Vous êtes 23ème sur la liste des « Engagés » à la Région. Que  pourriez-vous répondre aux Subsahariens qui considèrent tous les candidats belges d’origine subsaharienne de n’être que des « attrape-voix »?

La réalité d’il y a quinze ou vingt ans n’est plus la réalité d’aujourd’hui! Quasiment dans toutes les familles politiques, il y a deux ou trois élus subsahariens. A l’ex-CDh (les Engagés), il y a eu en 2019, Pierre Kompany et Gladys Kazadi ainsi que Bertin Mampaka, désormais actif sous les couleurs du MR. Des attrapes-voix qui finissent par siéger dans les Assemblées. On le voit, nous ne faisons pas que de la figuration.

Pourquoi l’électeur qui se trouve dans l’isoloir devrait voter Pierre Migisha?

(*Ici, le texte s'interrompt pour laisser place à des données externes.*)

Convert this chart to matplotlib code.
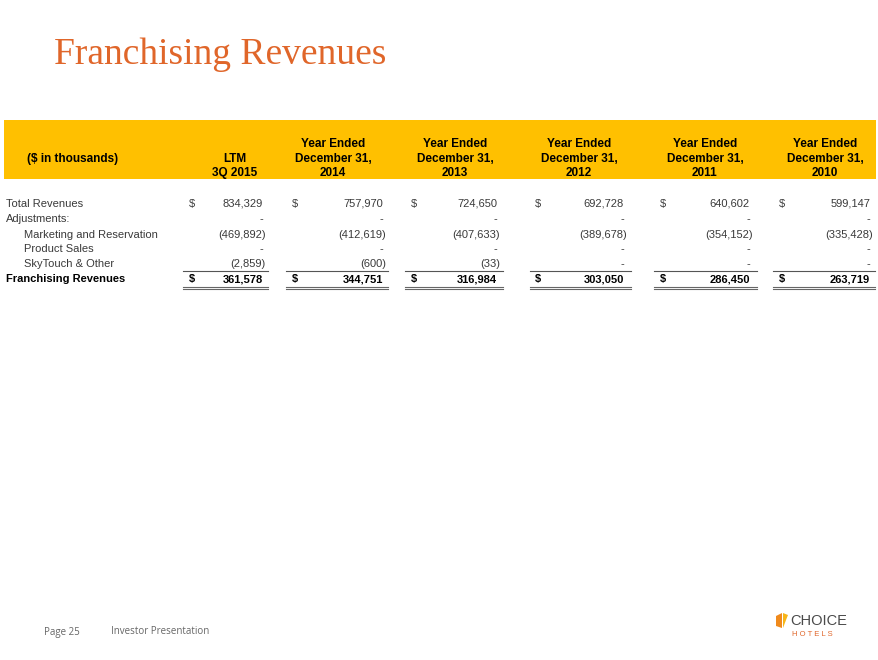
"""
Franchising revenues table slide (Investor Presentation, page 25).
"""

import matplotlib.pyplot as plt
from matplotlib.patches import Rectangle, Polygon

# column headers
col_top = ["LTM", "Year Ended", "Year Ended", "Year Ended", "Year Ended", "Year Ended"]
col_mid = ["3Q 2015", "December 31,", "December 31,", "December 31,", "December 31,", "December 31,"]
col_bot = ["", "2014", "2013", "2012", "2011", "2010"]

# values in $ thousands
total_revenues = [834329, 757970, 724650, 692728, 640602, 599147]
adjustments = [0, 0, 0, 0, 0, 0]
marketing_reservation = [-469892, -412619, -407633, -389678, -354152, -335428]
product_sales = [0, 0, 0, 0, 0, 0]
skytouch_other = [-2859, -600, -33, 0, 0, 0]
franchising_revenues = [361578, 344751, 316984, 303050, 286450, 263719]

row_labels = ["Total Revenues", "Adjustments:", "Marketing and Reservation",
              "Product Sales", "SkyTouch & Other", "Franchising Revenues"]
row_values = [total_revenues, adjustments, marketing_reservation,
              product_sales, skytouch_other, franchising_revenues]

W, H = 879, 660
ORANGE = "#E0662A"
YELLOW = "#FFC000"
BODY = "#3a3a3a"
FONT = "Liberation Sans"

fig = plt.figure(figsize=(W / 100, H / 100), dpi=100)
ax = fig.add_axes([0, 0, 1, 1])
ax.set_xlim(0, W)
ax.set_ylim(H, 0)
ax.axis("off")


def fmt(v):
    if v == 0:
        return "-"
    if v < 0:
        return f"({-v:,})"
    return f"{v:,}"


# title
ax.text(54, 64, "Franchising Revenues", fontsize=27, family="Liberation Serif",
        color=ORANGE, va="baseline", ha="left")

# header band
ax.add_patch(Rectangle((4, 120), 872, 59, color=YELLOW, lw=0))
hdr = dict(fontsize=8.5, weight="bold", family=FONT, ha="center", va="baseline")
ax.text(73, 162, "($ in thousands)", **hdr)

col_centers = [235, 333, 455, 579, 705, 825]
dollar_x = [192, 295, 414, 538, 663, 782]
value_right = [263, 383, 497, 624, 750, 870]
line_left = [183, 286, 405, 530, 654, 773]
line_right = [268, 388, 503, 631, 757, 875]

for i, cx in enumerate(col_centers):
    if col_bot[i]:
        ax.text(cx, 147, col_top[i], **hdr)
        ax.text(cx, 162, col_mid[i], **hdr)
        ax.text(cx, 176, col_bot[i], **hdr)
    else:
        ax.text(cx, 162, col_top[i], **hdr)
        ax.text(cx, 176, col_mid[i], **hdr)

# rows (baselines)
row_y = [207, 222, 238, 252, 267, 282]
indent = [6, 6, 24, 24, 24, 6]
for r, (label, vals) in enumerate(zip(row_labels, row_values)):
    y = row_y[r]
    bold = r == len(row_labels) - 1
    color = "black" if bold else BODY
    weight = "bold" if bold else "normal"
    ax.text(indent[r], y, label, fontsize=8, family=FONT, weight=weight,
            color=color, ha="left", va="baseline")
    for c, v in enumerate(vals):
        if r in (0, 5):
            ax.text(dollar_x[c], y, "$", fontsize=8, family=FONT, weight=weight,
                    color=color, ha="center", va="baseline")
        xr = value_right[c] + (3 if v < 0 else 0)
        ax.text(xr, y, fmt(v), fontsize=8, family=FONT, weight=weight,
                color=color, ha="right", va="baseline")

# underlines
for c in range(len(col_centers)):
    ax.plot([line_left[c], line_right[c]], [271, 271], color="#555555", lw=0.8)
    ax.plot([line_left[c], line_right[c]], [286.5, 286.5], color="#666666", lw=0.8)
    ax.plot([line_left[c], line_right[c]], [288.5, 288.5], color="#666666", lw=0.8)

# footer
ax.text(44, 632, "Page 25", fontsize=7, family="Open Sans", color="#666666",
        ha="left", va="center")
ax.text(111, 632, "Investor Presentation", fontsize=7, family="Open Sans",
        color="#666666", ha="left", va="center")

# logo
ax.add_patch(Polygon([(776, 616), (782, 613), (782, 628), (776, 626)],
                     closed=True, color="#F08A1C", lw=0))
ax.add_patch(Polygon([(783, 613), (788, 615), (786, 620), (783, 628)],
                     closed=True, color="#F7B518", lw=0))
ax.text(790, 621, "CHOICE", fontsize=10.5, family="Liberation Sans", color="#4a4a4a",
        ha="left", va="center")
ax.text(792, 634, "H O T E L S", fontsize=5.5, family="Liberation Sans",
        color=ORANGE, ha="left", va="center")

fig.savefig("out.png", dpi=100)
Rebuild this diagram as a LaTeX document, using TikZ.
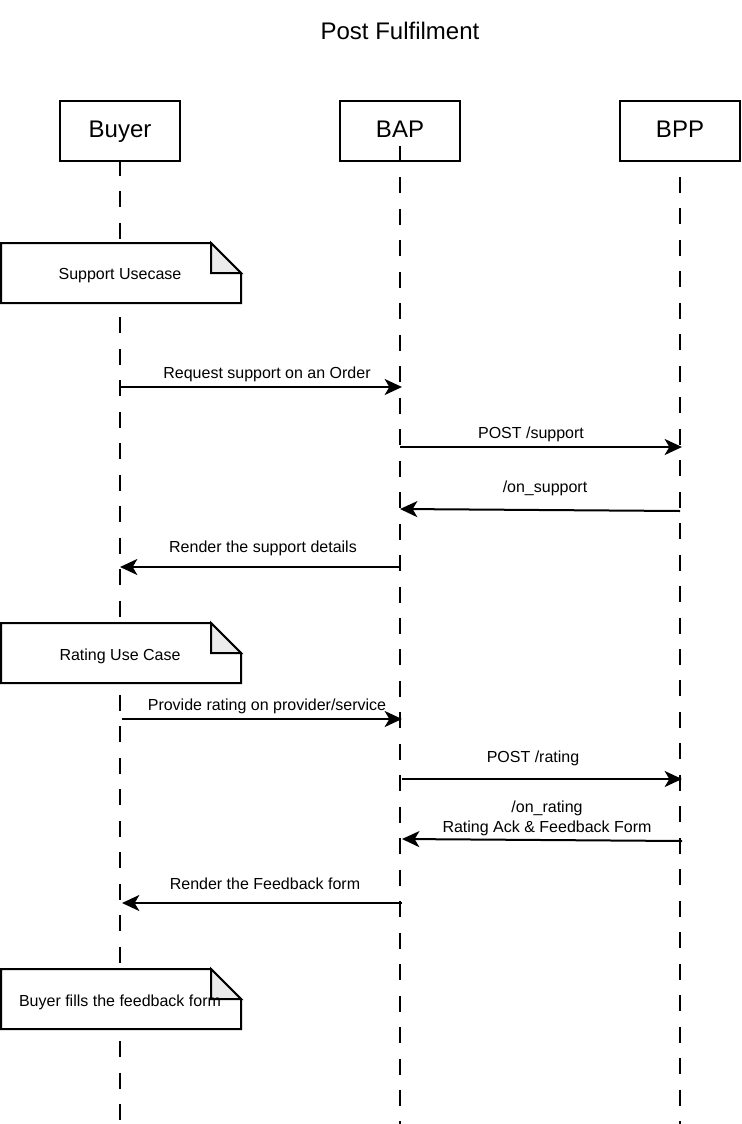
\documentclass[tikz,border=0pt]{standalone}
\usepackage{fontspec}
\setmainfont{Liberation Sans}
\usetikzlibrary{arrows.meta}

\tikzset{every picture/.style={line width=1.5pt}}
\tikzset{
  actorbox/.style={draw, minimum width=90pt, minimum height=45pt, inner sep=0.75pt, text height=13pt, text depth=3.5pt, font=\fontsize{18}{22}\selectfont},
  lifeline/.style={dash pattern={on 12pt off 11.6pt}},
  msg/.style={-{Stealth[length=13pt,width=12pt,inset=3.5pt]}},
  msglabel/.style={inner sep=0.75pt, font=\fontsize{12}{15}\selectfont, align=center},
  notebox/.style={fill=white},
  notefold/.style={fill={rgb,255:red,235;green,235;blue,235}},
}

\begin{document}
\begin{tikzpicture}[x=0.75pt,y=0.75pt,yscale=-1,xscale=1]
    \useasboundingbox (0,0) rectangle (742,1124);
    % Title
    \node (title) [inner sep=0.75pt, font=\fontsize{18}{22}\selectfont] at (400,31) {Post Fulfilment};
    % Actors
    \node (buyer) [actorbox] at (120,131) {Buyer};
    \node (bap) [actorbox] at (400,131) {BAP};
    \node (bpp) [actorbox] at (680,131) {BPP};
    % Lifelines
    \coordinate (buyerTop) at (120,160);
    \coordinate (bapTop) at (400,146);
    \coordinate (bppTop) at (680,177);
    \coordinate (buyerEnd) at (120,1124);
    \coordinate (bapEnd) at (400,1124);
    \coordinate (bppEnd) at (680,1124);
    \draw [lifeline] (buyerTop) -- (buyerEnd);
    \draw [lifeline] (bapTop) -- (bapEnd);
    \draw [lifeline] (bppTop) -- (bppEnd);
    % Note
    \draw [notebox] (1,243) -- (211,243) -- (241,273) -- (241,303) -- (1,303) -- cycle ;
    \draw [notefold] (211,243) -- (211,273) -- (241,273) -- cycle ;
    \node (supportNote) [msglabel] at (120,276) {Support Usecase};
    % Note
    \draw [notebox] (1,623) -- (211,623) -- (241,653) -- (241,683) -- (1,683) -- cycle ;
    \draw [notefold] (211,623) -- (211,653) -- (241,653) -- cycle ;
    \node (ratingNote) [msglabel] at (120,656) {Rating Use Case};
    % Note
    \draw [notebox] (1,969) -- (211,969) -- (241,999) -- (241,1029) -- (1,1029) -- cycle ;
    \draw [notefold] (211,969) -- (211,999) -- (241,999) -- cycle ;
    \node (fillNote) [msglabel] at (120,1002) {Buyer fills the feedback form};
    % Message points
    \coordinate (m1a) at (120,387);  \coordinate (m1b) at (402,387);
    \coordinate (m2a) at (400,447);  \coordinate (m2b) at (682,447);
    \coordinate (m3a) at (680,511);  \coordinate (m3b) at (400,509);
    \coordinate (m4a) at (400,567);  \coordinate (m4b) at (120,567);
    \coordinate (m5a) at (122,719);  \coordinate (m5b) at (402,719);
    \coordinate (m6a) at (402,779);  \coordinate (m6b) at (682,779);
    \coordinate (m7a) at (682,841);  \coordinate (m7b) at (402,839);
    \coordinate (m8a) at (402,903);  \coordinate (m8b) at (122,903);
    % Messages
    \draw [msg] (m1a) -- (m1b) ;
    \draw [msg] (m2a) -- (m2b) ;
    \draw [msg] (m3a) -- (m3b) ;
    \draw [msg] (m4a) -- (m4b) ;
    \draw [msg] (m5a) -- (m5b) ;
    \draw [msg] (m6a) -- (m6b) ;
    \draw [msg] (m7a) -- (m7b) ;
    \draw [msg] (m8a) -- (m8b) ;
    % Message labels
    \node (l1) [msglabel] at (267,374) {Request support on an Order};
    \node (l2) [msglabel] at (531,434) {POST /support};
    \node (l3) [msglabel] at (545,488) {/on\_support};
    \node (l4) [msglabel] at (263,548) {Render the support details};
    \node (l5) [msglabel] at (267,706) {Provide rating on provider/service};
    \node (l6) [msglabel] at (533,758) {POST /rating};
    \node (l7) [msglabel] at (547,818) {/on\_rating\\Rating Ack \& Feedback Form};
    \node (l8) [msglabel] at (265,884) {Render the Feedback form};

\end{tikzpicture}
\end{document}
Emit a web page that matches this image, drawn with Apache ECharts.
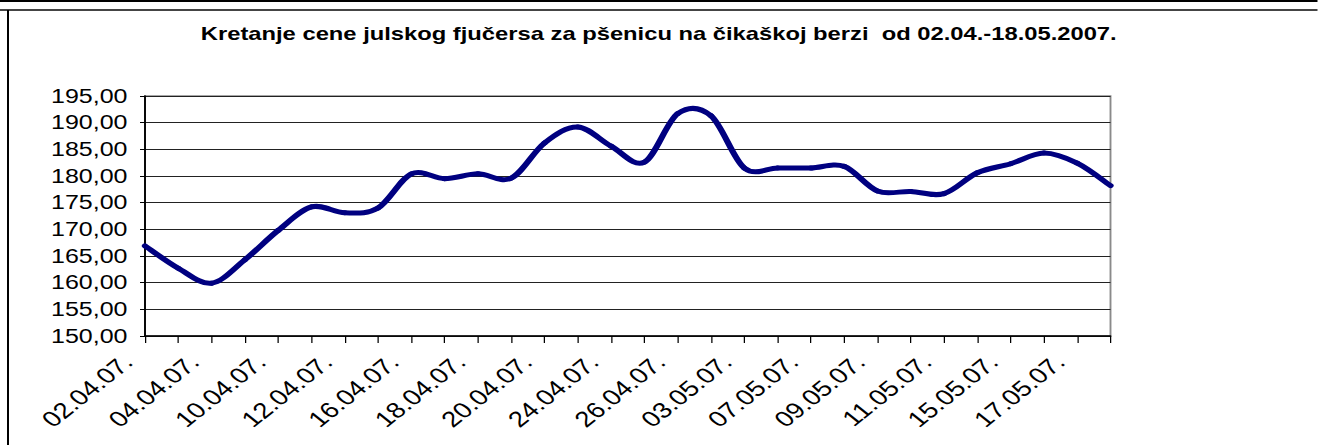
<!DOCTYPE html>
<html>
<head>
<meta charset="utf-8">
<script src="https://cdn.jsdelivr.net/npm/echarts@6/dist/echarts.min.js"></script>
<style>
  html, body { margin: 0; padding: 0; background: #fff; overflow: hidden; }
  #wrap { width: 1318px; height: 445px; overflow: hidden; position: relative; }
  #chart { width: 1054.4px; height: 445px; transform: scaleX(1.25); transform-origin: 0 0; }
</style>
</head>
<body>
<div id="wrap"><div id="chart"></div></div>
<script>
const titleText = 'Kretanje cene julskog fjučersa za pšenicu na čikaškoj berzi  od 02.04.-18.05.2007.';
const categories = [
  '02.04.07.', '03.04.07.', '04.04.07.', '05.04.07.', '10.04.07.', '11.04.07.',
  '12.04.07.', '13.04.07.', '16.04.07.', '17.04.07.', '18.04.07.', '19.04.07.',
  '20.04.07.', '23.04.07.', '24.04.07.', '25.04.07.', '26.04.07.', '27.04.07.',
  '03.05.07.', '04.05.07.', '07.05.07.', '08.05.07.', '09.05.07.', '10.05.07.',
  '11.05.07.', '14.05.07.', '15.05.07.', '16.05.07.', '17.05.07.', '18.05.07.'
];
const prices = [
  166.9, 162.7, 159.9, 164.3, 169.8, 174.2, 173.1, 174.0, 180.4, 179.5,
  180.4, 179.6, 186.2, 189.2, 185.6, 182.6, 191.7, 191.3, 181.5, 181.5,
  181.5, 181.8, 177.2, 177.1, 176.7, 180.6, 182.3, 184.3, 182.4, 178.2
];
const yMin = 150, yMax = 195, yStep = 5;

const FONT = "'Liberation Sans', Arial, sans-serif";
const LINE_COLOR = '#000080';

// Smooth curve (uniform Catmull-Rom / Bezier, like a spreadsheet's smoothed line)
// drawn through the points that the cartesian axes map for each data value.
function renderCurve(params, api) {
  if (params.dataIndex !== 0) return null;
  const pts = prices.map((v, i) => api.coord([i, v]));
  const n = pts.length;
  const children = [];
  for (let i = 0; i < n - 1; i++) {
    const p0 = pts[Math.max(i - 1, 0)];
    const p1 = pts[i];
    const p2 = pts[i + 1];
    const p3 = pts[Math.min(i + 2, n - 1)];
    children.push({
      type: 'bezierCurve',
      shape: {
        x1: p1[0], y1: p1[1],
        cpx1: p1[0] + (p2[0] - p0[0]) / 6, cpy1: p1[1] + (p2[1] - p0[1]) / 6,
        cpx2: p2[0] - (p3[0] - p1[0]) / 6, cpy2: p2[1] - (p3[1] - p1[1]) / 6,
        x2: p2[0], y2: p2[1]
      },
      style: { stroke: LINE_COLOR, lineWidth: 5, fill: null, lineCap: 'round', lineJoin: 'round' }
    });
  }
  return { type: 'group', children: children };
}

const chart = echarts.init(document.getElementById('chart'), null, { renderer: 'svg' });
chart.setOption({
  animation: false,
  backgroundColor: '#fff',
  title: {
    text: titleText,
    left: 'center',
    top: 19,
    textStyle: { fontFamily: FONT, fontSize: 19, fontWeight: 'bold', color: '#000' }
  },
  graphic: [
    { type: 'line', shape: { x1: 0, y1: 1, x2: 1060, y2: 1 }, style: { stroke: '#000', lineWidth: 2 } },
    { type: 'line', shape: { x1: 0, y1: 10, x2: 1060, y2: 10 }, style: { stroke: '#444', lineWidth: 2 } },
    { type: 'line', shape: { x1: 6.4, y1: 10, x2: 6.4, y2: 450 }, style: { stroke: '#000', lineWidth: 1.6 } }
  ],
  grid: {
    left: 116, right: 165.6, top: 96, bottom: 109,
    show: true, borderColor: '#8a8a8a', borderWidth: 1.5, backgroundColor: '#fff'
  },
  xAxis: {
    type: 'category',
    data: categories,
    boundaryGap: false,
    axisLine: { lineStyle: { color: '#000', width: 1.5 } },
    axisTick: { show: true, interval: 0, length: 7, lineStyle: { color: '#000', width: 1 } },
    axisLabel: {
      interval: 1, rotate: 45, margin: 8, padding: [0, 20, 0, 0],
      fontFamily: FONT, fontSize: 22, color: '#000'
    },
    splitLine: { show: false }
  },
  yAxis: {
    type: 'value',
    min: yMin, max: yMax, interval: yStep,
    axisLine: { show: true, lineStyle: { color: '#000', width: 1.5 } },
    axisTick: { show: true, length: 4, lineStyle: { color: '#000' } },
    axisLabel: {
      margin: 14, fontFamily: FONT, fontSize: 20, color: '#000',
      formatter: v => v.toFixed(2).replace('.', ',')
    },
    splitLine: { show: true, lineStyle: { color: '#222', width: 1 } }
  },
  series: [{
    type: 'custom',
    coordinateSystem: 'cartesian2d',
    encode: { x: 0, y: 1 },
    data: prices.map((v, i) => [i, v]),
    renderItem: renderCurve,
    clip: false,
    silent: true
  }]
});
</script>
</body>
</html>
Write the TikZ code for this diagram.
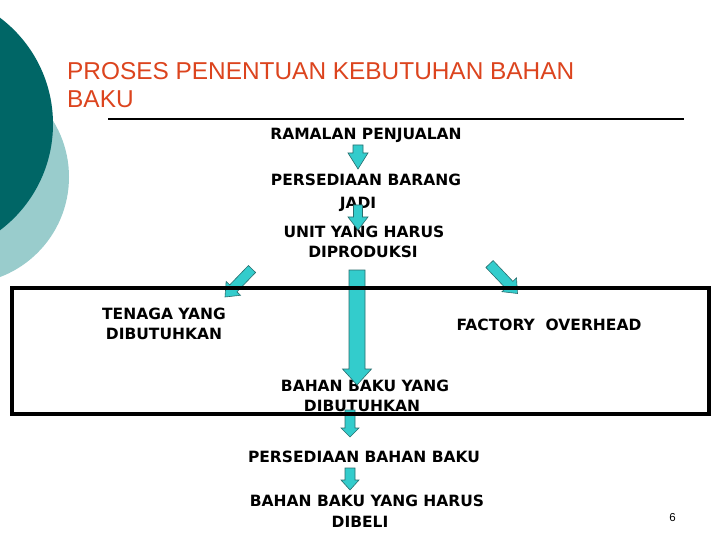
\documentclass[tikz,border=0pt]{standalone}
\usepackage{fontspec}
\setmainfont{DejaVu Sans}
\newfontfamily\titlefont{Liberation Sans}
\usetikzlibrary{calc}
\definecolor{darkteal}{RGB}{0,102,102}
\definecolor{lightteal}{RGB}{153,204,204}
\definecolor{titlered}{RGB}{220,68,30}
\definecolor{arrowfill}{RGB}{51,204,204}
\definecolor{arrowline}{RGB}{40,110,110}
\tikzset{
  lbl/.style={anchor=base, inner sep=0pt, font=\fontsize{15.5}{18}\selectfont\bfseries},
  ttl/.style={anchor=base west, inner sep=0pt, text=titlered, font=\titlefont\fontsize{24.4}{28}\selectfont},
  blk/.style={fill=arrowfill, draw=arrowline, line width=0.6pt, line join=miter},
  frame/.style={draw=black, line width=4.5pt}
}
\newcommand{\blkarrow}[5]{%
  \path ($(#2)!#5pt!(#1)$) coordinate (hb);
  \filldraw[blk] ($(#1)!#3pt!90:(#2)$) -- ($(hb)!#3pt!90:(#2)$) -- ($(hb)!#4pt!90:(#2)$)
    -- (#2) -- ($(hb)!#4pt!-90:(#2)$) -- ($(hb)!#3pt!-90:(#2)$) -- ($(#1)!#3pt!-90:(#2)$) -- cycle;}
\begin{document}
\begin{tikzpicture}[x=1pt,y=-1pt]
\useasboundingbox (0,0) rectangle (720,540);
\fill[white] (0,0) rectangle (720,540);
% decorative circles
\begin{scope}
\clip (0,0) rectangle (720,540);
\fill[lightteal] (-38,177) circle (107);
\fill[darkteal] (-80,124) circle (133);
\end{scope}
% title
\node[ttl] (t1) at (67,80) {PROSES PENENTUAN KEBUTUHAN BAHAN};
\node[ttl] (t2) at (67,108) {BAKU};
\draw[line width=2pt] (108,119.5) coordinate (ls) -- (684,119.5) coordinate (le);
% texts
\node[lbl] (ramalan) at (366,140) {RAMALAN PENJUALAN};
\node[lbl] (pbj1) at (366,186) {PERSEDIAAN BARANG};
\node[lbl] (pbj2) at (358,209) {JADI};
\node[lbl] (unit1) at (364,237) {UNIT YANG HARUS};
\node[lbl] (unit2) at (363,257) {DIPRODUKSI};
\node[lbl] (ten1) at (164,319) {TENAGA YANG};
\node[lbl] (ten2) at (164,339) {DIBUTUHKAN};
\node[lbl] (fo) at (549,330) {FACTORY\ \ OVERHEAD};
\node[lbl] (bb1) at (365,391) {BAHAN BAKU YANG};
\node[lbl] (bb2) at (362,411) {DIBUTUHKAN};
\node[lbl] (pbb) at (364,462) {PERSEDIAAN BAHAN BAKU};
\node[lbl] (beli1) at (367,506) {BAHAN BAKU YANG HARUS};
\node[lbl] (beli2) at (360,527) {DIBELI};
\node[anchor=base, inner sep=0pt, font=\titlefont\fontsize{11.5}{13}\selectfont] (pg) at (672.5,521) {6};
% arrows
\coordinate (a1s) at (358,145); \coordinate (a1e) at (358,169);
\coordinate (a2s) at (358,205); \coordinate (a2e) at (358,230);
\coordinate (a3s) at (357,270); \coordinate (a3e) at (357,385);
\coordinate (a4s) at (350,410); \coordinate (a4e) at (350,437);
\coordinate (a5s) at (350,468); \coordinate (a5e) at (350,490);
\coordinate (als) at (252,269); \coordinate (ale) at (225,297);
\coordinate (ars) at (489.5,264); \coordinate (are) at (517.5,293.5);
\blkarrow{a1s}{a1e}{5}{10}{16}
\blkarrow{a2s}{a2e}{4.5}{10}{13}
\blkarrow{a3s}{a3e}{8}{14.5}{16}
\blkarrow{a4s}{a4e}{5}{9}{9}
\blkarrow{a5s}{a5e}{5}{9}{10}
\blkarrow{als}{ale}{5}{10}{12}
\blkarrow{ars}{are}{5}{10}{12}
% frame
\draw[frame] (12,288) rectangle (709,414);
\end{tikzpicture}
\end{document}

En ce qui me concerne, je voudrais mettre en exergue ma grande expérience sur le terrain. J’ai été journaliste pendant dix-huit ans en Belgique. Je connais les réalités de nos pays la Belgique et le Congo. J’ai assumé le mandat de député pendant cinq ans. Sans omettre des passages dans des cabinets ministériels. Pour répondre directement à votre question, il y a l’expérience et le fait je pourrais concrétiser les promesses en actes concrets Il y a enfin mon accessibilité. Si j’étais électeur, je ferais mieux de concentrer le vote sur les candidats qui ont plus de chance. Toute dispersion de voix nous entraîne dans ce que vous appelez les « attrapes-voix ». Je demande aux électeurs de « voter utile ».